А вот еще один эпизод из прошлого заставы.

Пограничный наряд в составе командира отделения Картинина и политбойца Надзерадзе внезапно различил в предутреннем тумане силуэты всадников. Отправив начальнику заставы донесение, наряд стал наблюдать за бандой. Заставу подняли по тревоге. Заметив скачущих пограничников, банда заняла позицию в седловине, начался бой. Вскоре, оставив на месте более двадцати трупов, банда стала отступать, но комендант Кичкин решил продолжать преследование, ибо недорубленный лес снова вырастает. Банда была ликвидирована, но в этом бою комендант Кичкин погиб, погиб также боец Надзерадзе и командир отделения Картинин. Они похоронены в братской могиле.

Вот так рассказывают исторические документы о тех днях, когда здесь гремели выстрелы, стонали раненые, падали на камни убитые... Теперь здесь тихо. Безмолвствуют горы: за последние двадцать пять лет в районе заставы не было ни одного нарушения — слишком трудна туда дорога. Современный шпион обленился...

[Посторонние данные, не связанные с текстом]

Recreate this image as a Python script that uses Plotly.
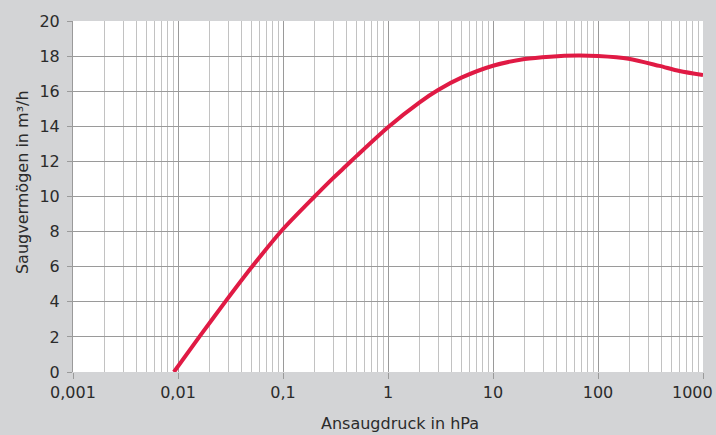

Тут, в этой тишине, в этой оторванности и приподнятости над миром живут и несут службу рожденные во время войны. Их отцы моложе тех, кто погибал тут когда-то в схватках с дашнаками.

Кто они?

3.

— Я не могу согласиться с вами и выбываю из организации! Сам!.. Слезы вы мои хотели посмотреть?.. Не дождетесь!

— Да его часовым нельзя ставить, раз он такой!

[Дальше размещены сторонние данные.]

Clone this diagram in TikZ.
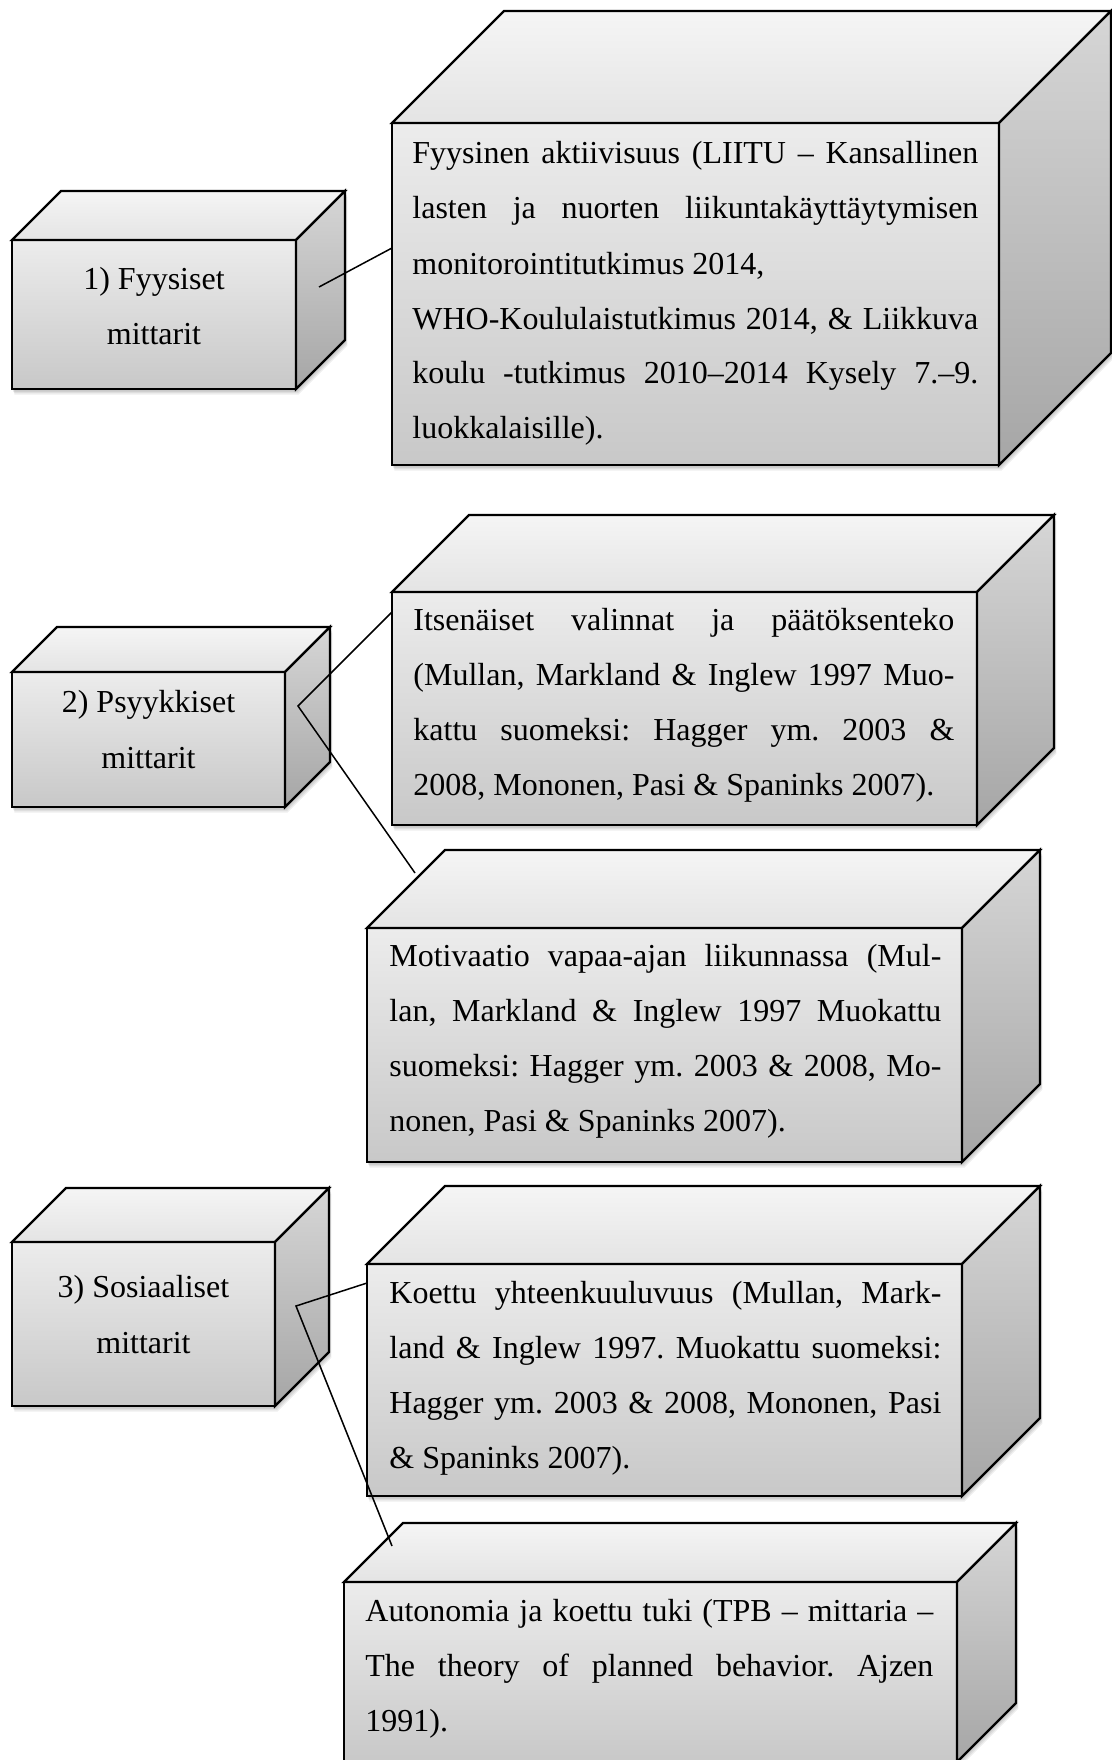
\documentclass[tikz,border=0pt]{standalone}
\usepackage{fontspec}
\setmainfont{Liberation Serif}
\definecolor{ftop}{RGB}{236,236,236}
\definecolor{fbot}{RGB}{200,200,200}
\definecolor{ttop}{RGB}{245,245,245}
\definecolor{tbot}{RGB}{228,228,228}
\definecolor{rtop}{RGB}{214,214,214}
\definecolor{rbot}{RGB}{166,166,166}
\tikzset{
  boxline/.style={draw=black, line width=1.1pt, line join=miter},
  frontface/.style={boxline, top color=ftop, bottom color=fbot},
  topface/.style={boxline, top color=ttop, bottom color=tbot},
  sideface/.style={boxline, top color=rtop, bottom color=rbot},
  link/.style={draw=black, line width=0.75pt},
  boxtext/.style={anchor=base west, inner sep=0pt},
  cubelabel/.style={anchor=base, inner sep=0pt},
}
% #1 x1, #2 y1 (front top-left), #3 x2, #4 y2 (front bottom-right), #5 depth
\newcommand\mycube[5]{%
  \foreach \s in {1,2,3,4}{%
    \fill[black,opacity=0.065,shift={(0.6*\s,1.4*\s)}]
      (#1,#4) -- (#1,#2) -- ({#1+#5},{#2-#5}) -- ({#3+#5},{#2-#5})
      -- ({#3+#5},{#4-#5}) -- (#3,#4) -- cycle;}
  \path[frontface] (#1,#2) rectangle (#3,#4);
  \path[topface] (#1,#2) -- ({#1+#5},{#2-#5}) -- ({#3+#5},{#2-#5}) -- (#3,#2) -- cycle;
  \path[sideface] (#3,#2) -- ({#3+#5},{#2-#5}) -- ({#3+#5},{#4-#5}) -- (#3,#4) -- cycle;
}
\newcommand\jline[1]{\makebox[\linewidth][s]{#1}\par}
\newcommand\lline[1]{\mbox{#1}\par}
\newcommand\txtsetup{\fontsize{16pt}{27.6pt}\selectfont\frenchspacing\parskip=0pt\parindent=0pt}
\begin{document}
\begin{tikzpicture}[x=0.5pt,y=-0.5pt]
\useasboundingbox (0,0) rectangle (1112,1760);
\fill[white] (0,0) rectangle (1112,1760);
\clip (0,0) rectangle (1112,1760);

% cubes
\mycube{12}{240}{296}{389}{49}
\mycube{392}{123}{999}{465}{112}
\mycube{12}{672}{285}{807}{45}
\mycube{392}{592}{977}{825}{77}
\mycube{367}{928}{962}{1162}{78}
\mycube{12}{1242}{275}{1406}{54}
\mycube{367}{1264}{962}{1496}{78}
\mycube{344}{1582}{957}{1762}{59}

% small cube labels
\node[cubelabel] (l1) at (154,289) {\parbox[t]{200pt}{\txtsetup\centering\baselineskip=28pt 1) Fyysiset\par mittarit\par}};
\node[cubelabel] (l2) at (148.5,712) {\parbox[t]{200pt}{\txtsetup\centering\baselineskip=28pt 2) Psyykkiset\par mittarit\par}};
\node[cubelabel] (l3) at (143.5,1297) {\parbox[t]{200pt}{\txtsetup\centering\baselineskip=28pt 3) Sosiaaliset\par mittarit\par}};

% box texts
\node[boxtext] (tA) at (412,164) {\parbox[t]{283pt}{\txtsetup\baselineskip=27.5pt
\jline{Fyysinen aktiivisuus (LIITU – Kansallinen}
\jline{lasten ja nuorten liikuntakäyttäytymisen}
\lline{monitorointitutkimus 2014,}
\jline{WHO-Koululaistutkimus 2014, \& Liikkuva}
\jline{koulu -tutkimus 2010–2014 Kysely 7.–9.}
\lline{luokkalaisille).}}};

\node[boxtext] (tB) at (413,630) {\parbox[t]{270.5pt}{\txtsetup
\jline{Itsenäiset valinnat ja päätöksenteko}
\jline{(Mullan, Markland \& Inglew 1997 Muo-}
\jline{kattu suomeksi: Hagger ym. 2003 \&}
\lline{2008, Mononen, Pasi \& Spaninks 2007).}}};

\node[boxtext] (tC) at (389,966) {\parbox[t]{276pt}{\txtsetup
\jline{Motivaatio vapaa-ajan liikunnassa (Mul-}
\jline{lan, Markland \& Inglew 1997 Muokattu}
\jline{suomeksi: Hagger ym. 2003 \& 2008, Mo-}
\lline{nonen, Pasi \& Spaninks 2007).}}};

\node[boxtext] (tD) at (389,1303) {\parbox[t]{276pt}{\txtsetup
\jline{Koettu yhteenkuuluvuus (Mullan, Mark-}
\jline{land \& Inglew 1997. Muokattu suomeksi:}
\jline{Hagger ym. 2003 \& 2008, Mononen, Pasi}
\lline{\& Spaninks 2007).}}};

\node[boxtext] (tE) at (365,1621) {\parbox[t]{284pt}{\txtsetup
\jline{Autonomia ja koettu tuki (TPB – mittaria –}
\jline{The theory of planned behavior. Ajzen}
\lline{1991).}}};

% connector endpoints
\coordinate (v1) at (319,287);
\coordinate (pA) at (392,248);
\coordinate (v2) at (298,706);
\coordinate (pB) at (392,612);
\coordinate (pC) at (415,873);
\coordinate (v3) at (296,1306);
\coordinate (pD) at (367,1283);
\coordinate (pE) at (392,1546);

\draw[link] (v1) -- (pA);
\draw[link] (pB) -- (v2) -- (pC);
\draw[link] (pD) -- (v3) -- (pE);
\end{tikzpicture}
\end{document}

— Мало его из комсомола!.. В тыловое подразделение перевести! Под суд отдать!

Ленинская комната невелика, поэтому так близко друг против друга человек и оскорбленные им. Человеку двадцать три года — в этом возрасте Лермонтов написал «На смерть поэта» и работал над «Демоном», Ньютон получил степень бакалавра и разрабатывал теорию всемирного тяготения, Эдисон занимался усовершенствованием телефона Белла и электрической лампочки — той самой, что горит сейчас над головой Александра Панчехина, слова которого сидящие здесь ребята никогда не забудут. Конечно, со временем они простят его, будут здороваться, улыбаться, опять пить воду из одной кружки, но где-то все равно останется горький неизживаемый осадок.